Only the lines between the line holding "Convert this diagram to TikZ code." and the line holding "(0,0) rectangle (1150,429);", both of those included, should be copied exactly; drop the pictures.

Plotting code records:
————————

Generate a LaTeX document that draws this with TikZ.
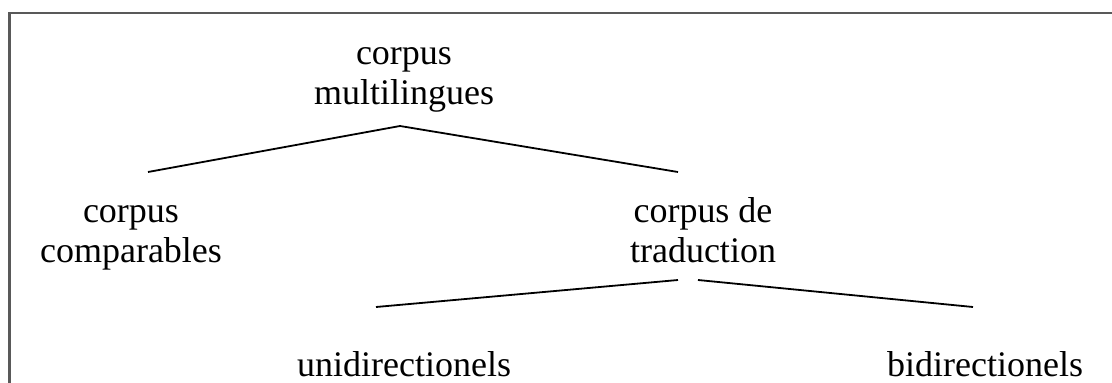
\documentclass[tikz,border=0pt]{standalone}
\usepackage{fontspec}
\setmainfont{Liberation Serif}
\usepackage{tikz}
\usetikzlibrary{positioning}
\tikzset{
    term/.style={align=center, inner sep=0pt, anchor=base, font=\fontsize{36}{40}\selectfont},
    branch/.style={draw=black, line width=1.8pt},
    frame/.style={draw=black!65, line width=2.2pt}
}
\begin{document}
\begin{tikzpicture}[x=1pt, y=-1pt]
    \useasboundingbox (0,0) rectangle (1112,383);
    \draw[frame] (9.5,383) -- (9.5,13) -- (1112,13);
    % terms
    \node[term] (multi) at (404,104) {corpus\\multilingues};
    \node[term] (comp) at (131,262) {corpus\\comparables};
    \node[term] (trad) at (703,262) {corpus de\\traduction};
    \node[term] (uni) at (404,376) {unidirectionels};
    \node[term] (bi) at (985,376) {bidirectionels};
    % branch points
    \coordinate (multi-s) at (400,126);
    \coordinate (comp-n) at (148,172);
    \coordinate (trad-n) at (678,172);
    \coordinate (trad-sl) at (678,280);
    \coordinate (trad-sr) at (698,280);
    \coordinate (uni-n) at (376,307);
    \coordinate (bi-n) at (973,307);
    \draw[branch] (comp-n) -- (multi-s) -- (trad-n);
    \draw[branch] (uni-n) -- (trad-sl);
    \draw[branch] (trad-sr) -- (bi-n);
\end{tikzpicture}
\end{document}
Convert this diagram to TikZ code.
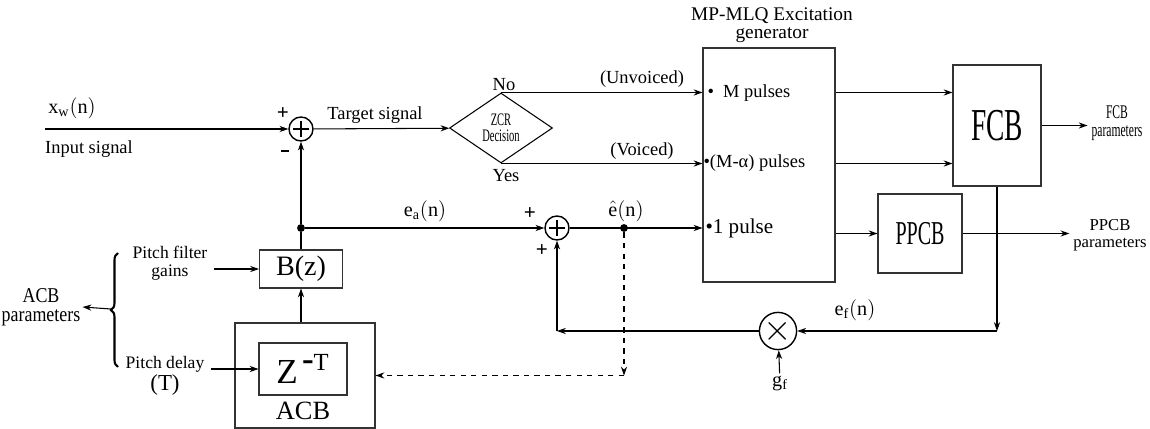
\documentclass[tikz,border=0pt]{standalone}
\usepackage{fontspec}
\setmainfont{Liberation Serif}
\newfontfamily\narrowfont[FakeStretch=0.6]{Liberation Serif}
\newfontfamily\semifont[FakeStretch=0.85]{Liberation Serif}
\usetikzlibrary{arrows.meta,shapes.geometric,decorations.pathreplacing}

\begin{document}
\begin{tikzpicture}[
  x=0.02cm, y=-0.02cm,
  font=\fontsize{10.5}{11}\selectfont,
  >={Stealth[length=5pt,width=3.5pt]},
  line width=0.6pt,
  box/.style={draw=black!80, inner sep=0pt},
  ring/.style={circle, draw, line width=0.8pt, minimum size=0.48cm, inner sep=0pt},
  sum/.style={
    ring,
    path picture={
      \draw[line width=1.4pt]
        ([xshift=-4.6pt]path picture bounding box.center) -- ++(9.2pt,0)
        ([yshift=-4.6pt]path picture bounding box.center) -- ++(0,9.2pt);
    }
  },
  sign/.style={font=\fontsize{12}{12}\selectfont\bfseries},
  dot/.style={circle, fill, inner sep=0pt, minimum size=4.5pt},
  sig/.style={font=\fontsize{11.5}{12}\selectfont},
  twoline/.style={align=center, font=\fontsize{#1}{#1}\selectfont}
]
\useasboundingbox (0,0) rectangle (1150,429);

% ── Input side and first summer ─────────────────────────────────────────────
\coordinate (xin) at (45,129);
\node[sum] (sum1) at (301,129) {};
\node[sig] at (72,108) {$\mathrm{x}_{\mathrm{w}}(\mathrm{n})$};
\node at (89,149) {Input signal};
\node[sign] at (283,114) {+};
\node[sign] at (285,151) {\rule{4.5pt}{1.6pt}};
\node at (375,115) {Target signal};

% ── ZCR decision ────────────────────────────────────────────────────────────
\node[diamond, draw, minimum width=2.06cm, minimum height=1.4cm, inner sep=0pt,
  align=center, font=\narrowfont\fontsize{10}{9}\selectfont]
  (zcr) at (501,128) {ZCR\\Decision};
\node at (504,85) {No};
\node at (506,176) {Yes};
\node at (642,79) {(Unvoiced)};
\node at (642,151) {(Voiced)};

% ── MP-MLQ excitation generator ─────────────────────────────────────────────
\node[box, minimum width=2.64cm, minimum height=4.68cm] (gen) at (769,165) {};
\node[twoline=10] at (772,25) {{\fontsize{11}{11}\selectfont MP-MLQ Excitation}\\{\fontsize{11}{11}\selectfont generator}};
\node[anchor=west, inner sep=0pt] at (707,93) {\textbullet\enspace M pulses};
\node[anchor=west, inner sep=0pt] at (703,163) {\textbullet(M-α) pulses};
\node[anchor=west, inner sep=0pt, font=\fontsize{12}{12}\selectfont] at (705,228) {\textbullet1 pulse};

% ── Codebooks ───────────────────────────────────────────────────────────────
\node[box, minimum width=1.76cm, minimum height=2.42cm,
  font=\narrowfont\fontsize{26}{26}\selectfont] (fcb) at (997,125.5) {FCB};
\node[box, minimum width=1.68cm, minimum height=1.58cm,
  font=\narrowfont\fontsize{19}{19}\selectfont] (ppcb) at (920,233.5) {PPCB};
\node[align=center, inner sep=2pt, font=\narrowfont\fontsize{11}{10}\selectfont]
  (fcbpar) at (1117,123) {FCB\\parameters};
\node[twoline=9.5, inner sep=2pt] (ppcbpar) at (1110,235) {PPCB\\parameters};

% ── Pitch predictor: B(z) and ACB ───────────────────────────────────────────
\node[box, minimum width=1.66cm, minimum height=0.76cm,
  font=\fontsize{16}{16}\selectfont] (bz) at (301,269) {B(z)};
\node[box, minimum width=2.8cm, minimum height=2.1cm] (acb) at (305,375.5) {};
\node[box, minimum width=1.76cm, minimum height=1.04cm,
  font=\fontsize{20}{20}\selectfont] (delay) at (303,369) {Z$^{\,\textbf{-}\mathrm{T}}$};
\node[font=\fontsize{15}{15}\selectfont] at (303,411) {ACB};
\node[twoline=10] (pfg) at (170,263) {Pitch filter\\gains};
\node[twoline=10] (pd) at (165,376) {Pitch delay\\{\fontsize{13}{13}\selectfont(T)}};
\node[align=center, inner sep=1pt, font=\semifont\fontsize{12}{11}\selectfont]
  (acbpar) at (41,307) {ACB\\parameters};
\coordinate (brtip) at (111,309);

% ── Second summer, multiplier and taps ──────────────────────────────────────
\node[dot] (ja) at (301,228) {};
\node[sum] (sum2) at (557,228) {};
\node[sign] at (530,214) {+};
\node[sign] at (542,251) {+};
\node[dot] (eh) at (624,228) {};
\node[ring, font=\fontsize{22}{22}\selectfont] (mult) at (778,331) {$\times$};
\node[sig, inner sep=1pt] (gf) at (780,383) {$\mathrm{g}_{\mathrm{f}}$};
\node[sig] at (425,211) {$\mathrm{e}_{\mathrm{a}}(\mathrm{n})$};
\node[sig] at (626,211) {$\hat{\mathrm{e}}(\mathrm{n})$};
\node[sig] at (855,310) {$\mathrm{e}_{\mathrm{f}}(\mathrm{n})$};

% ── Arrows: forward path ────────────────────────────────────────────────────
\draw[->] (xin) -- (sum1);
\draw[->] (sum1) -- (zcr);
\draw[->] (zcr.north) -- (zcr.north -| gen.west);
\draw[->] (zcr.south) -- (zcr.south -| gen.west);
\draw[->] (zcr.north -| gen.east) -- (zcr.north -| fcb.west);
\draw[->] (zcr.south -| gen.east) -- (zcr.south -| fcb.west);
\draw[->] (ppcb.west -| gen.east) -- (ppcb.west);
\draw[->] (fcb.east) -- (fcb.east -| fcbpar.west);
\draw[->] (ppcb.east) -- (ppcb.east -| ppcbpar.west);

% ── Arrows: pitch loop ──────────────────────────────────────────────────────
\draw[->] (pfg.east |- bz) -- (bz);
\draw[->] (pd.east |- delay) -- (delay);
\draw[->] (bz |- acb.north) -- (bz.south);
\draw (bz) -- (ja);
\draw[->] (ja) -- (sum1);
\draw[->] (ja) -- (sum2);
\draw[->] (sum2) -- (sum2 -| gen.west);
\draw[dashed,->] (eh) -- (eh |- acb.east);
\draw[dashed,->] (eh |- acb.east) -- (acb.east);
\draw[decorate, decoration={brace, amplitude=4pt}, line width=1.2pt] (118,367) -- (118,253);
\draw[->] (brtip) -- (acbpar.east);

% ── Arrows: fixed codebook feedback ─────────────────────────────────────────
\draw[->] (fcb.south) -- (fcb.south |- mult);
\draw[->] (fcb.south |- mult) -- (mult);
\draw[->] (gf) -- (mult);
\draw[->] (mult) -- (sum2 |- mult);
\draw[->] (sum2 |- mult) -- (sum2);

\end{tikzpicture}
\end{document}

————————

**FINAL RESULT:**
Convert this diagram to TikZ code.
\documentclass[tikz,border=0pt]{standalone}
\usepackage{fontspec}
\setmainfont{Liberation Serif}
\newfontfamily\narrowfont[FakeStretch=0.6]{Liberation Serif}
\newfontfamily\semifont[FakeStretch=0.85]{Liberation Serif}
\usetikzlibrary{arrows.meta,shapes.geometric,decorations.pathreplacing}

\begin{document}
\begin{tikzpicture}[
  x=0.02cm, y=-0.02cm,
  font=\fontsize{10.5}{11}\selectfont,
  >={Stealth[length=5pt,width=3.5pt]},
  line width=0.6pt,
  box/.style={draw=black!80, inner sep=0pt},
  ring/.style={circle, draw, line width=0.8pt, minimum size=0.48cm, inner sep=0pt},
  sum/.style={
    ring,
    path picture={
      \draw[line width=1.4pt]
        ([xshift=-4.6pt]path picture bounding box.center) -- ++(9.2pt,0)
        ([yshift=-4.6pt]path picture bounding box.center) -- ++(0,9.2pt);
    }
  },
  sign/.style={font=\fontsize{12}{12}\selectfont\bfseries},
  dot/.style={circle, fill, inner sep=0pt, minimum size=4.5pt},
  sig/.style={font=\fontsize{11.5}{12}\selectfont},
  twoline/.style={align=center, font=\fontsize{#1}{#1}\selectfont}
]
\useasboundingbox (0,0) rectangle (1150,429);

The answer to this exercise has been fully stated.